Kapoor & Sons Movie Review

Friday, March 18, 2016
Do you remember what a staple Karan Johar film is all about? Though it was a long time ago but the man has made the frames which has built the false hopes of our childhood. KJo is all about the razzmatazz of the crème de la crème, the glitz of the upper classes and their issues which cannot resonate with the rest of the world. His world is specifically restricted to the privileged classes and their unworthy problems. The only time the man and his banner has surprised us with its a typical thinking was in Ek Main Aur Ekk Tu. The movie was a romantic comedy where the hero and heroine meet, become friends, fall in love but don't want to define the relationship they share. It was a refreshing change to see a film that has all the makings of an epic romantic comedy attempt a quirky ending. It could've easily backfired. But it rather made the instance worth being an example. Whenever Karan Johar was asked what made him try a film that could have gone against popular sensibilities, he credited it to his director Shakun Batra. In this film, Shakun tries to further Karan's Student of the Year story but induces his intrinsic maturity to it. It is no longer about naive children battling it over relationships.

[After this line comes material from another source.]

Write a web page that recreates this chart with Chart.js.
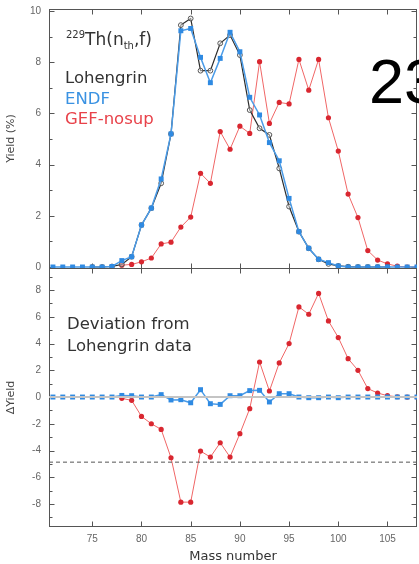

The concept of who gets the girl is passe. Perhaps the crux of the story is the same as the afore mentioned film but Kapoor and Sons is a fine work that explores an in-depth understanding of human relationships. Contrary to popular opinion, it isn't a love triangle. Rather it is an emotional story that delves into the myriad facets of human psyche. It unravels what broken relationships are made of, what broken hearts lead to and what a 2-hour film is capable of. No, we don't claim that Kapoor and Sons is a spectacular movie without flaws. But sometimes watching a heartfelt film does the trick. This one just manages that without many hiccups. It has its share of glitches but power packed performances purge the narrative. 
But unlike his first film, Shakun is far from his original innocent self, we were then introduced to a filmmaker who could lay himself bare sans any qualms. This time the filmmaker quivers, he worries. His casting is strictly driven from his needs to create a movie that makes it to the mark. A hot Fawad Khan who works as a crowd-pleaser and a rumored couple works wonders. Especially in a script that is tailored categorically to appease people.

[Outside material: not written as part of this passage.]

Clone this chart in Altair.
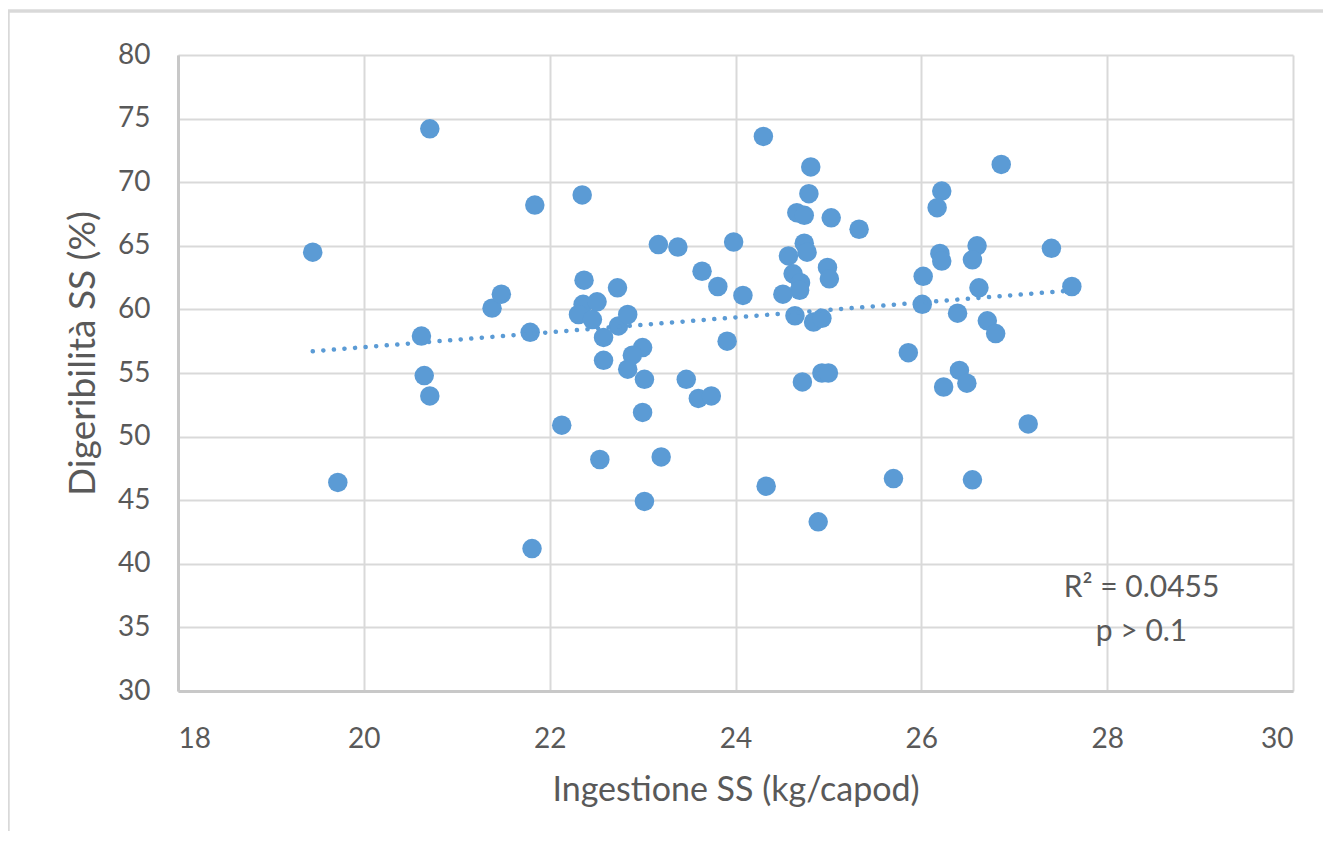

But one cannot deny that the film has a charming impact. Derived partly from Fawad's good looks and the performances of actors like Ratna Pathak, Rajat Kapoor and mostly Rishi Kapor, the film scores. But the performances of Sidharth Malhotra and Alia Bhatt, which lie at the heart of the film disappoint. They are adequate but are never compelling like the rest of the prolific cast. 

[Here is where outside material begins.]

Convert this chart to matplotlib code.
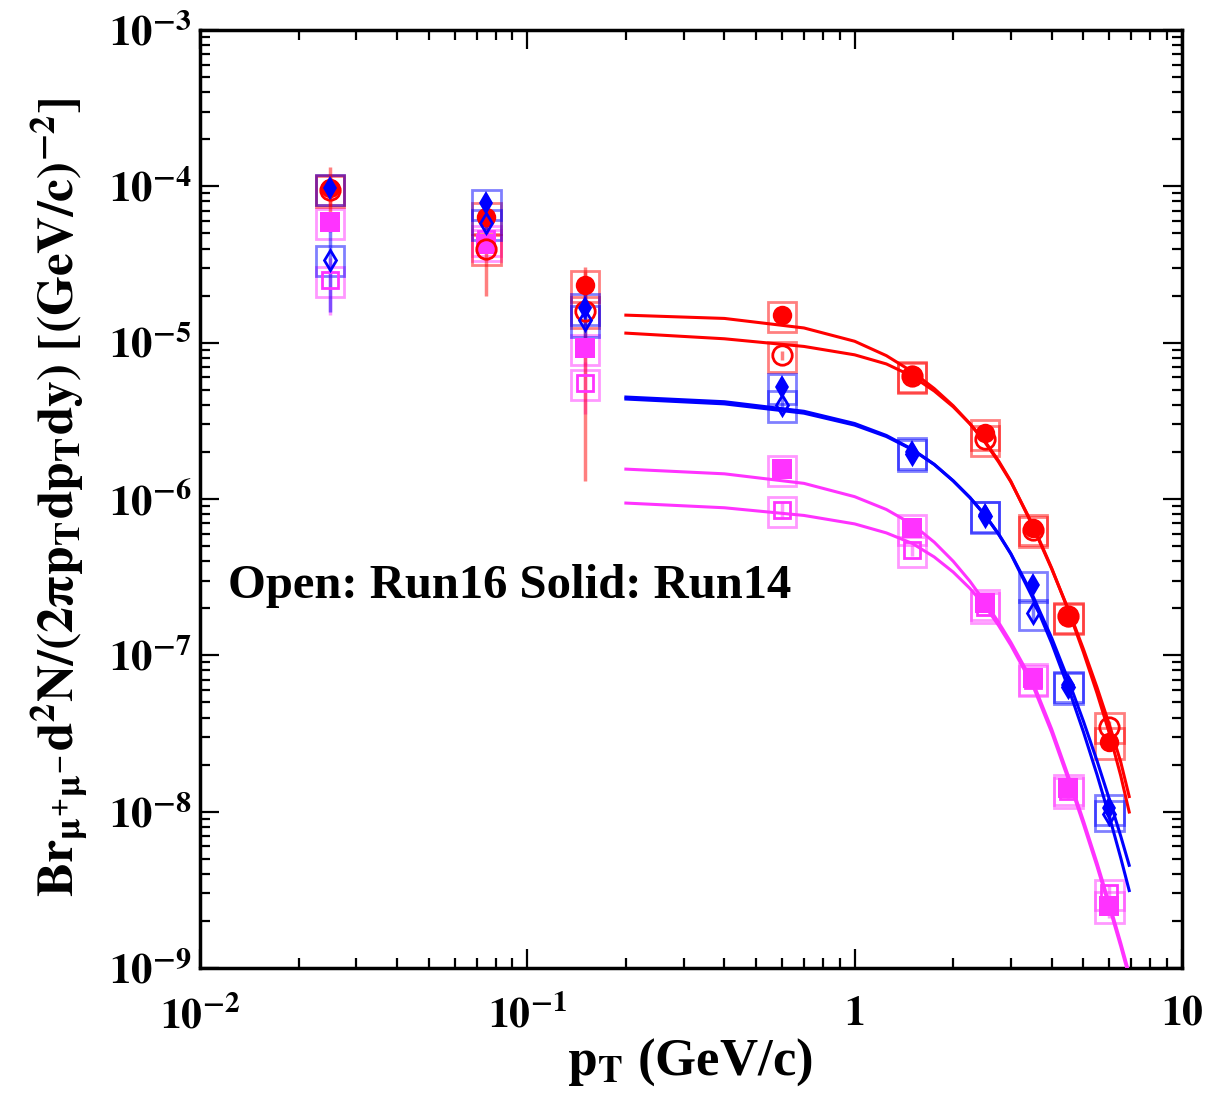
import numpy as np
import matplotlib
matplotlib.use('Agg')
import matplotlib.pyplot as plt
from matplotlib.patches import Rectangle
from matplotlib.ticker import LogLocator, FuncFormatter, NullFormatter

plt.rcParams['font.family'] = ['Liberation Serif', 'DejaVu Serif']
plt.rcParams['font.weight'] = 'bold'
plt.rcParams['mathtext.fontset'] = 'stix'

# ==========================================
# Datos
# ==========================================
pt = [0.025, 0.075, 0.15, 0.6, 1.5, 2.5, 3.5, 4.5, 6.0]

rojo_run14 = [9.75e-5, 6.4e-5, 2.34e-5, 1.50e-5, 6.2e-6, 2.64e-6, 6.5e-7, 1.75e-7, 2.8e-8]
rojo_run16 = [9.5e-5, 4.0e-5, 1.6e-5, 8.3e-6, 6.1e-6, 2.41e-6, 6.3e-7, 1.78e-7, 3.5e-8]
azul_run14 = [9.75e-5, 7.8e-5, 1.67e-5, 5.2e-6, 2.0e-6, 7.9e-7, 2.8e-7, 6.45e-8, 1.05e-8]
azul_run16 = [3.4e-5, 5.8e-5, 1.4e-5, 4.0e-6, 1.95e-6, 7.8e-7, 1.86e-7, 6.3e-8, 9.6e-9]
mag_run14 = [5.9e-5, 4.3e-5, 9.2e-6, 1.55e-6, 6.5e-7, 2.16e-7, 7.2e-8, 1.41e-8, 2.5e-9]
mag_run16 = [2.5e-5, 4.6e-5, 5.5e-6, 8.5e-7, 4.7e-7, 2.05e-7, 7.0e-8, 1.35e-8, 3.0e-9]

# errores estadisticos
err_rojo_run14 = [3.5e-5, 1.5e-5, 5e-6, 5e-7, 2e-7, 8e-8, 2.5e-8, 8e-9, 2e-9]
err_rojo_run16 = [2e-5, 2.0e-5, 1.47e-5, 6e-7, 2e-7, 8e-8, 2.5e-8, 8e-9, 3e-9]
err_azul_run14 = [1.5e-5, 1e-5, 4e-6, 6e-7, 1.5e-7, 6e-8, 2.5e-8, 8e-9, 1.5e-9]
err_azul_run16 = [1.83e-5, 1e-5, 5e-6, 5e-7, 1.5e-7, 6e-8, 2e-8, 7e-9, 1.5e-9]
err_mag_run14 = [8e-6, 6e-6, 2e-6, 1.5e-7, 5e-8, 1.5e-8, 6e-9, 1.5e-9, 4e-10]
err_mag_run16 = [1.0e-5, 6e-6, 2e-6, 1e-7, 4e-8, 1.5e-8, 6e-9, 1.5e-9, 4e-10]

# sistematico relativo (cajas)
sys_rel = 0.22

# curvas de ajuste
pt_ajuste = [0.2, 0.4, 0.7, 1.0, 1.25, 1.5, 1.75, 2.0, 2.25, 2.5,
             2.75, 3.0, 3.5, 4.0, 4.5, 5.0, 5.5, 6.0, 6.5, 6.9]
ajuste_rojo_run14 = [1.500e-5, 1.429e-5, 1.242e-5, 1.021e-5, 8.26e-6, 6.52e-6, 5.09e-6, 3.95e-6,
                     3.03e-6, 2.31e-6, 1.73e-6, 1.288e-6, 6.85e-7, 3.61e-7, 1.93e-7, 1.047e-7,
                     5.74e-8, 3.18e-8, 1.70e-8, 9.95e-9]
ajuste_rojo_run16 = [1.151e-5, 1.059e-5, 9.46e-6, 8.36e-6, 7.31e-6, 6.10e-6, 4.91e-6, 3.89e-6,
                     3.03e-6, 2.34e-6, 1.76e-6, 1.30e-6, 6.70e-7, 3.57e-7, 1.96e-7, 1.096e-7,
                     6.25e-8, 3.61e-8, 2.08e-8, 1.25e-8]
ajuste_azul_run14 = [4.49e-6, 4.19e-6, 3.64e-6, 3.04e-6, 2.55e-6, 2.08e-6, 1.667e-6, 1.309e-6,
                     1.023e-6, 7.91e-7, 6.00e-7, 4.48e-7, 2.415e-7, 1.291e-7, 6.92e-8, 3.79e-8,
                     2.12e-8, 1.202e-8, 6.98e-9, 4.54e-9]
ajuste_azul_run16 = [4.36e-6, 4.06e-6, 3.54e-6, 2.97e-6, 2.51e-6, 2.07e-6, 1.663e-6, 1.306e-6,
                     1.021e-6, 7.89e-7, 5.97e-7, 4.45e-7, 2.33e-7, 1.194e-7, 6.17e-8, 3.24e-8,
                     1.73e-8, 9.33e-9, 5.07e-9, 3.13e-9]
ajuste_mag_run14 = [1.553e-6, 1.449e-6, 1.259e-6, 1.035e-6, 8.57e-7, 6.89e-7, 5.30e-7, 4.00e-7,
                    2.98e-7, 2.19e-7, 1.633e-7, 1.213e-7, 6.76e-8, 3.37e-8, 1.683e-8, 8.75e-9,
                    4.71e-9, 2.58e-9, 1.449e-9, 9.2e-10]
ajuste_mag_run16 = [9.42e-7, 8.79e-7, 7.85e-7, 6.93e-7, 6.07e-7, 5.20e-7, 4.26e-7, 3.41e-7,
                    2.68e-7, 2.07e-7, 1.556e-7, 1.161e-7, 6.43e-8, 3.21e-8, 1.60e-8, 8.32e-9,
                    4.48e-9, 2.45e-9, 1.377e-9, 8.75e-10]

ROJO = '#ff0000'
AZUL = '#0000ff'
MAG = '#ff33ff'

series = [
    # (valores, errores, ajuste, color, marcador, tamano, relleno)
    (mag_run16, err_mag_run16, ajuste_mag_run16, MAG, 's', 12, False),
    (mag_run14, err_mag_run14, ajuste_mag_run14, MAG, 's', 14, True),
    (rojo_run16, err_rojo_run16, ajuste_rojo_run16, ROJO, 'o', 14, False),
    (rojo_run14, err_rojo_run14, ajuste_rojo_run14, ROJO, 'o', 14, True),
    (azul_run16, err_azul_run16, ajuste_azul_run16, AZUL, 'd', 10, False),
    (azul_run14, err_azul_run14, ajuste_azul_run14, AZUL, 'd', 12, True),
]

fig = plt.figure(figsize=(12.28, 11.11), dpi=100)
ax = fig.add_axes([0.1629, 0.1287, 0.7996, 0.8443])

# cajas de sistematicos
ancho = 1.105
for valores, errores, ajuste, color, marcador, tam, relleno in series:
    for xi, yi in zip(pt, valores):
        caja = Rectangle((xi / ancho, yi * (1 - sys_rel)), xi * ancho - xi / ancho, 2 * sys_rel * yi,
                         fill=False, edgecolor=color, linewidth=2.0, alpha=0.5, zorder=2)
        ax.add_patch(caja)

# barras de error estadistico
for valores, errores, ajuste, color, marcador, tam, relleno in series:
    ax.errorbar(pt, valores, yerr=errores, fmt='none', ecolor=color, elinewidth=2.5,
                alpha=0.5, capsize=0, zorder=3)

# marcadores
for valores, errores, ajuste, color, marcador, tam, relleno in series:
    ax.plot(pt, valores, linestyle='none', marker=marcador, markersize=tam,
            markerfacecolor=color if relleno else 'none', markeredgecolor=color,
            markeredgewidth=0 if relleno else 2.0, zorder=4)

# curvas de ajuste
for valores, errores, ajuste, color, marcador, tam, relleno in series:
    ax.plot(pt_ajuste, ajuste, color=color, linewidth=2.2, zorder=5)

# ==========================================
# Ejes
# ==========================================
ax.set_xscale('log')
ax.set_yscale('log')
ax.set_xlim(0.01, 10)
ax.set_ylim(1e-9, 1e-3)

ax.xaxis.set_major_locator(LogLocator(base=10, numticks=10))
ax.xaxis.set_minor_locator(LogLocator(base=10, subs=np.arange(2, 10), numticks=20))
ax.yaxis.set_major_locator(LogLocator(base=10, numticks=10))
ax.yaxis.set_minor_locator(LogLocator(base=10, subs=np.arange(2, 10), numticks=20))
ax.xaxis.set_minor_formatter(NullFormatter())
ax.yaxis.set_minor_formatter(NullFormatter())


def fmt_x(v, pos):
    e = int(round(np.log10(v)))
    if e == 0:
        return r'$\mathbf{1}$'
    if e == 1:
        return r'$\mathbf{10}$'
    return r'$\mathbf{10^{%d}}$' % e


def fmt_y(v, pos):
    e = int(round(np.log10(v)))
    return r'$\mathbf{10^{%d}}$' % e


ax.xaxis.set_major_formatter(FuncFormatter(fmt_x))
ax.yaxis.set_major_formatter(FuncFormatter(fmt_y))

ax.tick_params(which='both', direction='in', top=True, right=True, width=1.6, colors='black')
ax.tick_params(which='major', length=14)
ax.tick_params(which='minor', length=7)
ax.tick_params(axis='x', which='major', labelsize=30, pad=20)
ax.tick_params(axis='y', which='major', labelsize=31, pad=6)
for s in ax.spines.values():
    s.set_linewidth(2.5)

fig.text(60 / 1228, 1 - 497 / 1111,
         r'$\mathbf{Br_{\mu^{+}\mu^{-}}d^{2}N/(2\pi p_{T}dp_{T}dy)\ [(GeV/c)^{-2}]}$',
         rotation=90, ha='center', va='center', fontsize=37)
fig.text(690 / 1228, 1 - 1062 / 1111, r'$\mathbf{p_{T}}$ (GeV/c)',
         ha='center', va='center', fontsize=38, fontweight='bold')

ax.text(0.0285, 0.394, 'Open: Run16 Solid: Run14', transform=ax.transAxes,
        fontsize=35, fontweight='bold', ha='left', va='baseline')

fig.savefig('out.png', dpi=100)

Fawad plays a writer, who returns to meet their ailing grandfather after five years. In every scene, Khan is mind blowing. He proves he is more than just a pretty face and the actor brings out the nuances of his character beautifully. He almost matches up to the likes of Ratna and Rajat. 
Shakun handles the story with great sensitivity. Like he never subjected Kareena to any judgement in EMAET, even here he never looks at the flaws of his characters condescendingly. His imperfect characters come together to create a near perfect movie. He is kind enough to never let the dialogues get overdramatic. Fawad and Sidharth's altercation is real. They never indulge in the heavy duty dialogues like Saif and Akshaye from Race. They are loving and hence their animosity is always in check.
Mostly you'll love Shakun's gentle reminder of how vain the concept of perfection is. We harp so much in creating a perfect family, perfect people but perfection is highly overrated. It is lovely to be flawed. Like the naughty dadu played by Rishi, who is a knockout. Alia Bhatt adapts her naughty streak from him and is oh-so-lovable in the film. 
What doesn't work in the film is its coherence. The screenplay feels scattered. Letting out too much will be a spoiler but when you decide to watch you need to have some patience. The story simmers over a while and the drama packs a punch in parts, especially towards the end.